31 Kensington Park Road, W11 2EU
If you’ve tried to get a table at Mazi any time over the past few years, you’ve probably been disappointed. It acquired a cult reputation amongst the area’s well-heeled as far back as 2011, and has maintained it ever since. Which is why the arrival of a sister restaurant, more informal and laid-back, is an extremely welcome addition to the so-called ‘Hillgate Village’ area.
The idea behind it is to capture the feel of traditional Greek tavernas, with a casual approach and a sharing menu. It has gone slightly upmarket since it opened – scarlet prawn tartar and sea urchin both go over the £20 price market – but the likes of Grandmama’s meatballs will keep the whole thing light and affordable. Plus, the smoked aubergine with tahini and honey is to die for.
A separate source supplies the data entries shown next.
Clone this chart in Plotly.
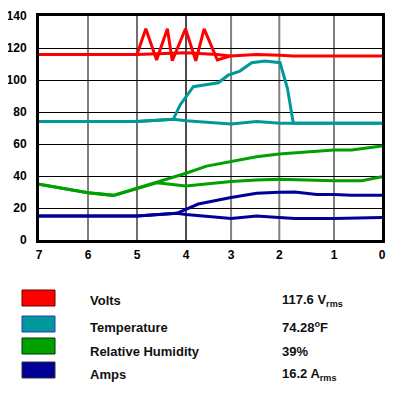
import plotly.graph_objects as go

# ---- data (hours ago vs value) ----
volts_zig_x = [7, 5.0, 4.82, 4.60, 4.38, 4.28, 4.01, 3.80, 3.63, 3.36, 3.10]
volts_zig_y = [116, 116, 132, 112.5, 132, 112, 132, 112, 132, 112.5, 115]
volts_x = [7, 5.0, 4.0, 3.37, 3.10, 2.56, 2.08, 1.82, 1.0, 0]
volts_y = [116, 116, 117, 116, 115, 116, 115.5, 115, 115, 115]

temp_bump_x = [7, 5.0, 4.26, 4.12, 3.85, 3.34, 3.14, 2.90, 2.66, 2.39, 2.08, 1.93, 1.81, 1.0, 0]
temp_bump_y = [74, 74, 75.4, 84.4, 95.8, 98.3, 103, 105.6, 110.8, 111.9, 110.8, 94.8, 73, 73, 73]
temp_x = [7, 5.0, 4.26, 4.0, 3.08, 2.56, 2.08, 1.81, 1.0, 0]
temp_y = [74, 74, 75.4, 74.6, 72.5, 74, 73, 73, 73, 73]

rh_hi_x = [7, 6.0, 5.48, 5.0, 4.60, 4.0, 3.58, 3.08, 2.56, 2.10, 0.98, 0.62, 0]
rh_hi_y = [34.8, 29.6, 27.9, 32.3, 35.8, 41.7, 46.2, 49.2, 52, 53.7, 56.2, 56.2, 58.7]
rh_lo_x = [7, 6.0, 5.48, 5.0, 4.60, 4.0, 3.08, 2.56, 2.10, 0.98, 0.41, 0]
rh_lo_y = [34.8, 29.6, 27.9, 32.3, 35.8, 33.7, 36.5, 37.5, 37.9, 37.1, 37.1, 39.6]

amps_hi_x = [7, 5.0, 4.19, 4.0, 3.75, 3.08, 2.56, 2.10, 1.78, 1.33, 0.98, 0.62, 0]
amps_hi_y = [15, 15, 16.7, 19.2, 22.5, 26.5, 29.2, 29.8, 30, 28.5, 28.5, 28, 28]
amps_lo_x = [7, 5.0, 4.19, 4.0, 3.08, 2.56, 2.10, 1.78, 0.98, 0]
amps_lo_y = [15, 15, 16.7, 16, 13.5, 15, 14, 13.5, 13.5, 14]

x_tick_pos = [7, 6, 5, 4, 3.08, 2.096, 0.98, 0]
x_tick_text = ["7", "6", "5", "4", "3", "2", "1", "0"]
y_ticks = [0, 20, 40, 60, 80, 100, 120, 140]

legend_names = ["Volts", "Temperature", "Relative Humidity", "Amps"]
legend_values = ["117.6 V<sub>rms</sub>", "74.28<sup>o</sup>F", "39%", "16.2 A<sub>rms</sub>"]

RED = "#FF0000"
TEAL = "#009999"
GREEN = "#00A000"
NAVY = "#000099"
colors = [RED, TEAL, GREEN, NAVY]
borders = ["#660000", "#3333CC", "#003300", "#333333"]

fig = go.Figure()

series = [
    (rh_lo_x, rh_lo_y, GREEN), (rh_hi_x, rh_hi_y, GREEN),
    (amps_lo_x, amps_lo_y, NAVY), (amps_hi_x, amps_hi_y, NAVY),
    (temp_x, temp_y, TEAL), (temp_bump_x, temp_bump_y, TEAL),
    (volts_x, volts_y, RED), (volts_zig_x, volts_zig_y, RED),
]
for xs, ys, c in series:
    fig.add_trace(go.Scatter(x=xs, y=ys, mode="lines",
                             line=dict(color=c, width=3),
                             showlegend=False, hoverinfo="skip"))

font = dict(family="Liberation Sans, Arial, sans-serif", size=12, color="#000000", weight="bold")

# page body has an 8px margin: figure starts at (8, 8) on screen
fig.update_layout(
    width=395, height=387,
    margin=dict(l=31, r=21, t=8, b=155),
    paper_bgcolor="white", plot_bgcolor="white",
    showlegend=False,
    xaxis=dict(range=[7, 0], tickmode="array", tickvals=x_tick_pos, ticktext=x_tick_text,
               showgrid=False, zeroline=False, showline=True, linecolor="black",
               linewidth=3, mirror=True, tickfont=font, ticks="", ticklabelstandoff=2,
               automargin=False, layer="above traces"),
    yaxis=dict(range=[0, 140], tickmode="array", tickvals=y_ticks,
               showgrid=True, gridcolor="black", gridwidth=1, zeroline=False,
               showline=True, linecolor="black", linewidth=3, mirror=True,
               tickfont=font, ticks="", ticklabelstandoff=7, automargin=False),
)

# vertical grid lines at the tick positions (grey for 6,3,2,1; black for 5,4)
grid_colors = {6: ("#808080", 2), 5: ("#111111", 1.2), 4: ("#111111", 1.5),
               3: ("#808080", 2), 2: ("#808080", 2), 1: ("#808080", 2)}
for pos, lab in zip(x_tick_pos, x_tick_text):
    k = int(lab)
    if k in grid_colors:
        c, w = grid_colors[k]
        fig.add_shape(type="line", xref="x", yref="paper", x0=pos, x1=pos, y0=0, y1=1,
                      line=dict(color=c, width=w), layer="below")

# legend block (positions relative to the plot area, screen px 39..382 x 16..240)
rect_y = [298, 324, 346, 370]
text_y = [300, 327, 351, 374]
legfont = dict(family="Liberation Sans, Arial, sans-serif", size=13, color="#111111")
for i in range(4):
    fig.add_shape(type="rect", xref="paper", yref="paper",
                  x0=(22 - 39) / 343, x1=(55 - 39) / 343,
                  y0=(240 - (rect_y[i] + 8)) / 224, y1=(240 - (rect_y[i] - 8)) / 224,
                  fillcolor=colors[i], line=dict(color=borders[i], width=1))
    fig.add_annotation(xref="paper", yref="paper", x=(87.5 - 39) / 343,
                       y=(240 - text_y[i]) / 224, text="<b>%s</b>" % legend_names[i],
                       showarrow=False, xanchor="left", yanchor="middle", font=legfont)
    fig.add_annotation(xref="paper", yref="paper", x=(279.5 - 39) / 343,
                       y=(240 - text_y[i]) / 224, text="<b>%s</b>" % legend_values[i],
                       showarrow=False, xanchor="left", yanchor="middle", font=legfont)

fig.write_html("out.html")
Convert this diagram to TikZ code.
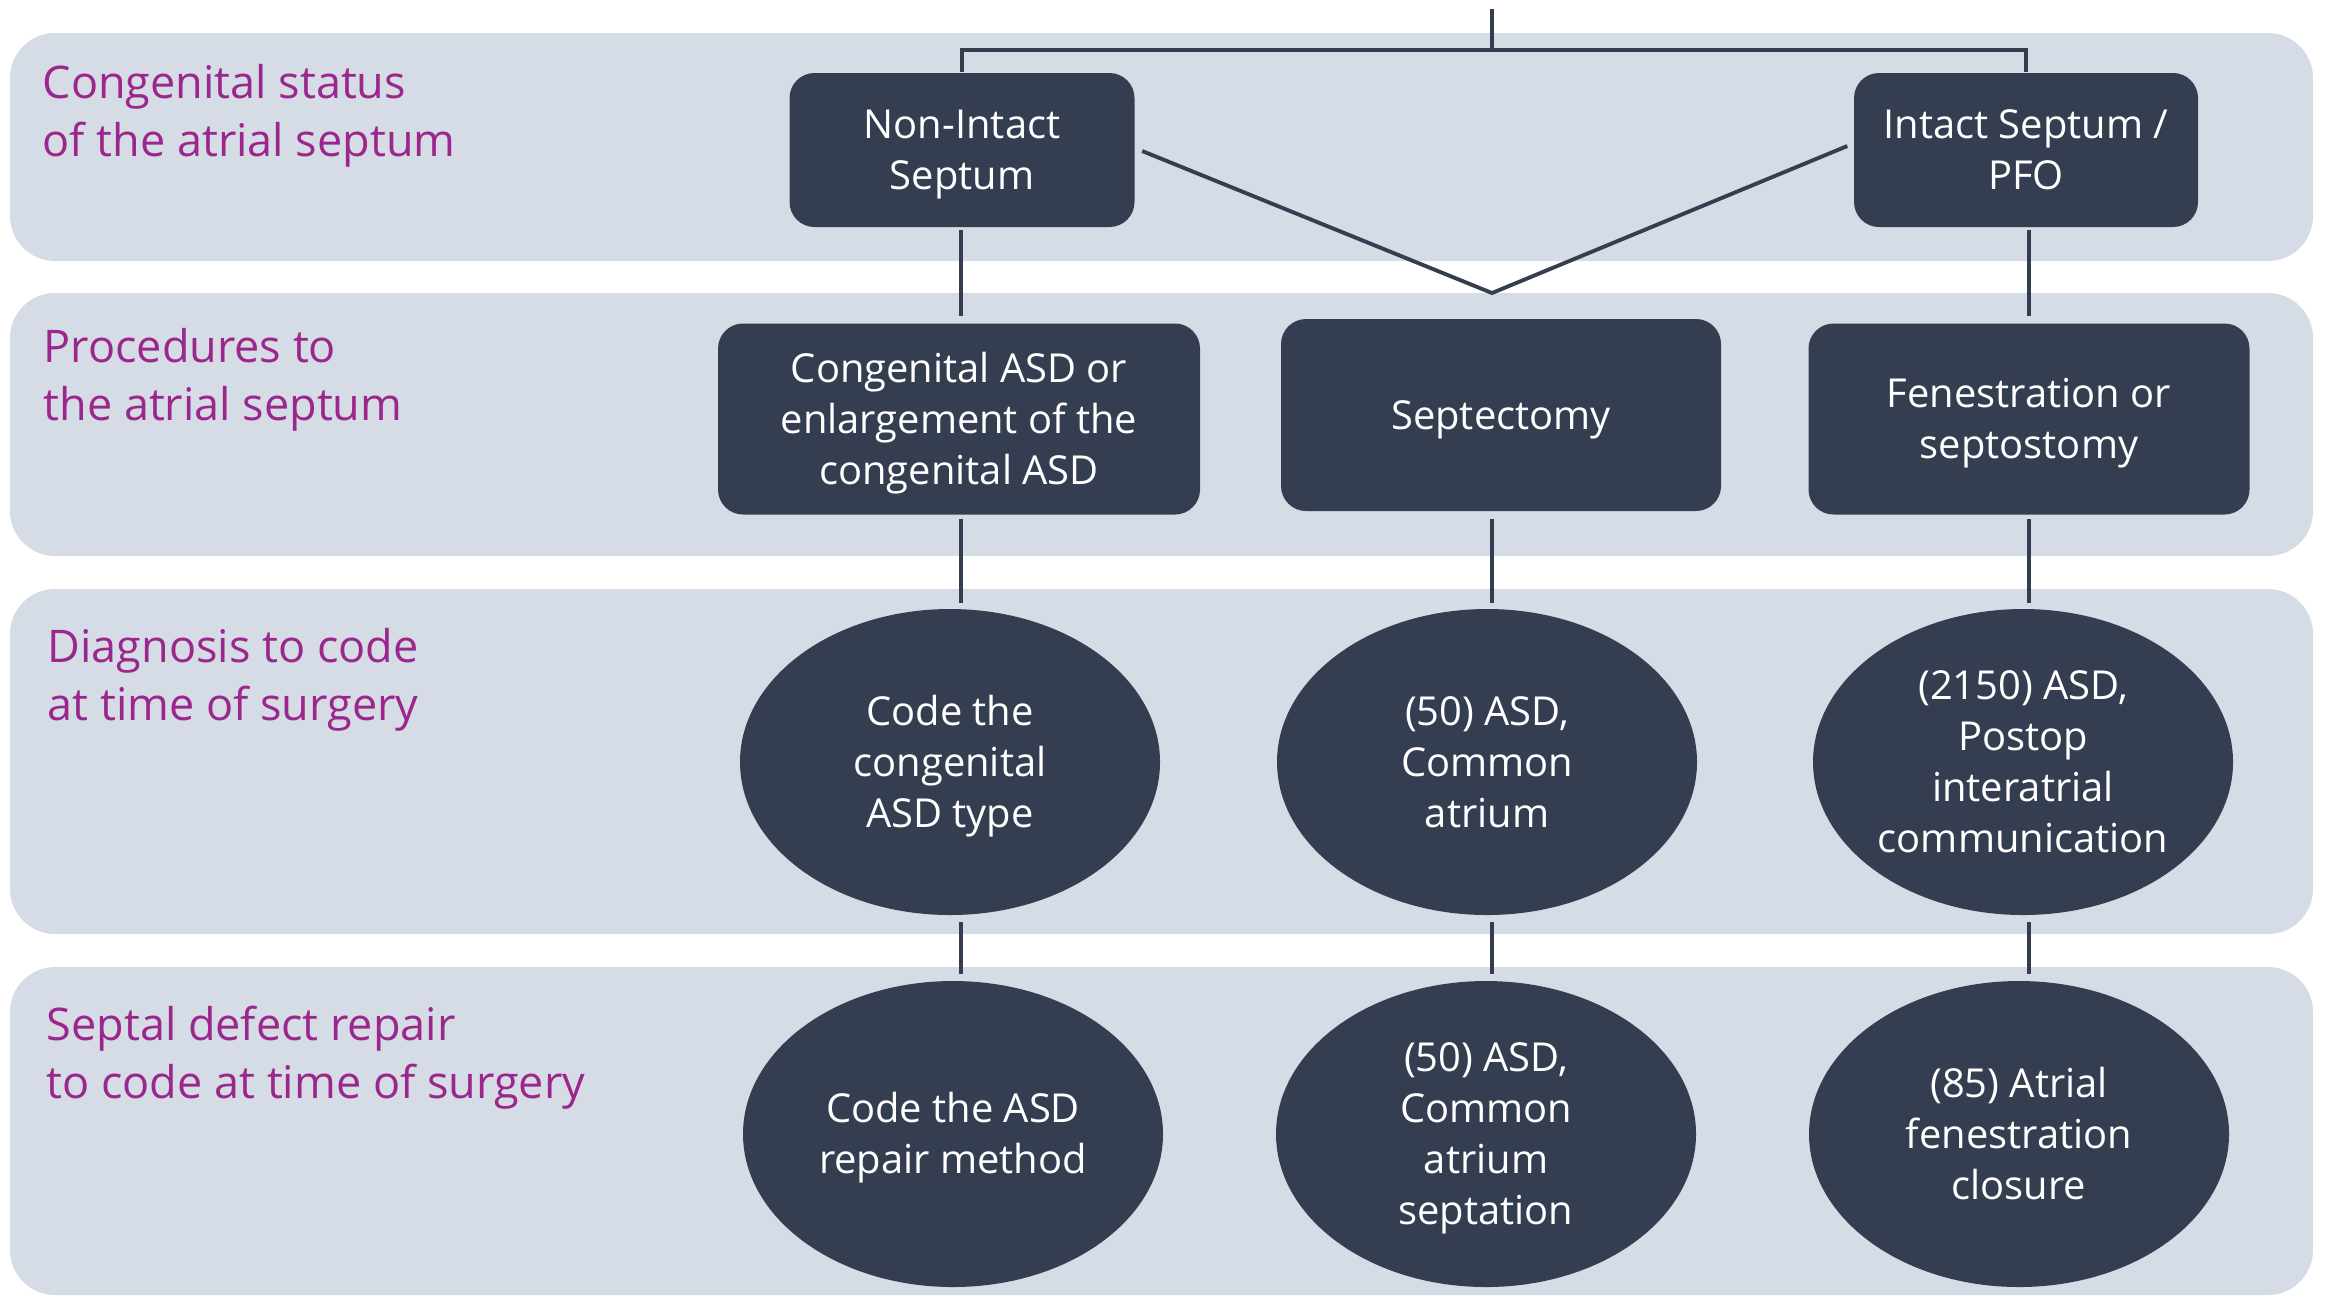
\documentclass[tikz,border=0pt]{standalone}
\usepackage{fontspec}
\setmainfont{Open Sans}
\usetikzlibrary{calc, shapes}

\definecolor{slate}{RGB}{52,62,80}
\definecolor{bandgrey}{RGB}{213,220,230}
\definecolor{plum}{RGB}{156,39,140}

% first-line strut, so that the caps sit in the middle of a node
\newcommand{\capstrut}{\rule{0pt}{.96em}}

\begin{document}
\begin{tikzpicture}
    \tikzstyle{band} = [fill=bandgrey, rounded corners=.45cm]
    \tikzstyle{rowlabel} = [anchor=north west, inner sep=0pt, align=left,
        text=plum, font=\fontsize{12.8}{16.5}\selectfont]
    \tikzstyle{capcentre} = [execute at begin node={\capstrut},
        execute at end node={\rule[-.25em]{0pt}{0pt}}]
    \tikzstyle{box} = [rectangle, rounded corners=.25cm, fill=slate,
        text=white, align=center, inner sep=0pt, capcentre,
        font=\fontsize{11.35}{14.5}\selectfont]
    \tikzstyle{oval} = [ellipse, fill=slate, text=white, align=center,
        inner sep=0pt, minimum width=4.2cm, minimum height=3.06cm, capcentre,
        font=\fontsize{11.35}{14.5}\selectfont]
    \tikzstyle{link} = [draw=slate, line width=1.1pt]

    \useasboundingbox (0,0) rectangle (23.25,-12.95);

    % Bands ---------------------------------------------
    \fill[band] (.10,-.33) rectangle (23.13,-2.61);
    \fill[band] (.10,-2.93) rectangle (23.13,-5.56);
    \fill[band] (.10,-5.89) rectangle (23.13,-9.34);
    \fill[band] (.10,-9.67) rectangle (23.13,-12.95);

    % Row labels
    \node (status) at (.42,-.64) [rowlabel] {Congenital status\\of the atrial septum};
    \node (proc) at (.43,-3.28) [rowlabel] {Procedures to\\the atrial septum};
    \node (diag) at (.47,-6.28) [rowlabel] {Diagnosis to code\\at time of surgery};
    \node (repair) at (.46,-10.05) [rowlabel] {Septal defect repair\\to code at time of surgery};
    % ---------------------------------------------------

    % Columns
    \coordinate (c1) at (9.61,0);
    \coordinate (c2) at (14.92,0);
    \coordinate (c3) at (20.29,0);

    % Congenital status
    \node (nonintact) at (9.62,-1.50) [box, minimum width=3.45cm, minimum height=1.54cm] {\capstrut Non-Intact\\Septum};
    \node (intact) at (20.26,-1.50) [box, minimum width=3.44cm, minimum height=1.54cm] {\capstrut Intact Septum /\\PFO};

    % Procedures
    \node (asd) at (9.59,-4.19) [box, minimum width=4.82cm, minimum height=1.91cm] {\capstrut Congenital ASD or\\enlargement of the\\congenital ASD};
    \node (septectomy) at (15.01,-4.15) [box, minimum width=4.40cm, minimum height=1.92cm] {Septectomy};
    \node (fenestration) at (20.29,-4.19) [box, minimum width=4.41cm, minimum height=1.91cm] {\capstrut Fenestration or\\septostomy};

    % Diagnosis
    \node (dasd) at (9.50,-7.62) [oval] {\capstrut Code the\\congenital\\ASD type};
    \node (dcommon) at (14.87,-7.62) [oval] {\capstrut (50) ASD,\\Common\\atrium};
    \node (dpostop) at (20.23,-7.62) [oval] {\capstrut (2150) ASD,\\Postop\\interatrial\\communication};

    % Repair
    \node (rasd) at (9.53,-11.34) [oval] {\capstrut Code the ASD\\repair method};
    \node (rcommon) at (14.86,-11.34) [oval] {\capstrut (50) ASD,\\Common\\atrium\\septation};
    \node (rclosure) at (20.19,-11.34) [oval] {\capstrut (85) Atrial\\fenestration\\closure};
    % ---------------------------------------------------

    % Connectors ----------------------------------------
    \coordinate (root) at (14.92,-.09);
    \coordinate (hub) at (14.92,-.50);
    \coordinate (vtip) at (14.92,-2.93);

    \draw[link] (root) -- (hub);
    \draw[link] (nonintact.north) |- (hub) -| (intact.north);
    \draw[link] ($(nonintact.east)+(.07,-.01)$) -- (vtip) -- ($(intact.west)+(-.06,.04)$);

    \draw[link] ($(nonintact.south -| c1)+(0,-.02)$) -- ($(asd.north -| c1)+(0,.07)$);
    \draw[link] ($(intact.south -| c3)+(0,-.02)$) -- ($(fenestration.north -| c3)+(0,.07)$);

    \draw[link] ($(asd.south -| c1)+(0,-.04)$) -- ($(dasd.north -| c1)+(0,.05)$);
    \draw[link] ($(septectomy.south -| c2)+(0,-.07)$) -- ($(dcommon.north -| c2)+(0,.05)$);
    \draw[link] ($(fenestration.south -| c3)+(0,-.04)$) -- ($(dpostop.north -| c3)+(0,.05)$);

    \draw[link] ($(dasd.south -| c1)+(0,-.06)$) -- ($(rasd.north -| c1)+(0,.06)$);
    \draw[link] ($(dcommon.south -| c2)+(0,-.06)$) -- ($(rcommon.north -| c2)+(0,.06)$);
    \draw[link] ($(dpostop.south -| c3)+(0,-.06)$) -- ($(rclosure.north -| c3)+(0,.06)$);
\end{tikzpicture}
\end{document}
18 Hillgate Street, W8 7SR
Referred to as ‘London’s best Lebanese restaurant’ by virtually everyone who has ever been there, this veteran Westbourne Grove establishment offers excellent food and a refreshingly old-fashioned feeling. It has attracted anyone from David Cameron to Miranda Richardson over the years, and none other than Colin Firth has called it his favourite restaurant, announcing ‘you can’t eat badly here’.
Firth is absolutely right. Al Waha’s confidence in having a name that means ‘oasis’ is justified by the excellence of the food, ranging from the tabbouleh to vine leaves that, for once, actually taste how they are supposed to. Plenty of carnivorous and fish options, too, especially anything that’s come from the charcoal grill, and drinkers will be pleased with a wine list that offers plenty of Lebanese choice beyond the ubiquitous Chateau Musar – although the Musar Jeune is something of a bargain at £28 a bottle.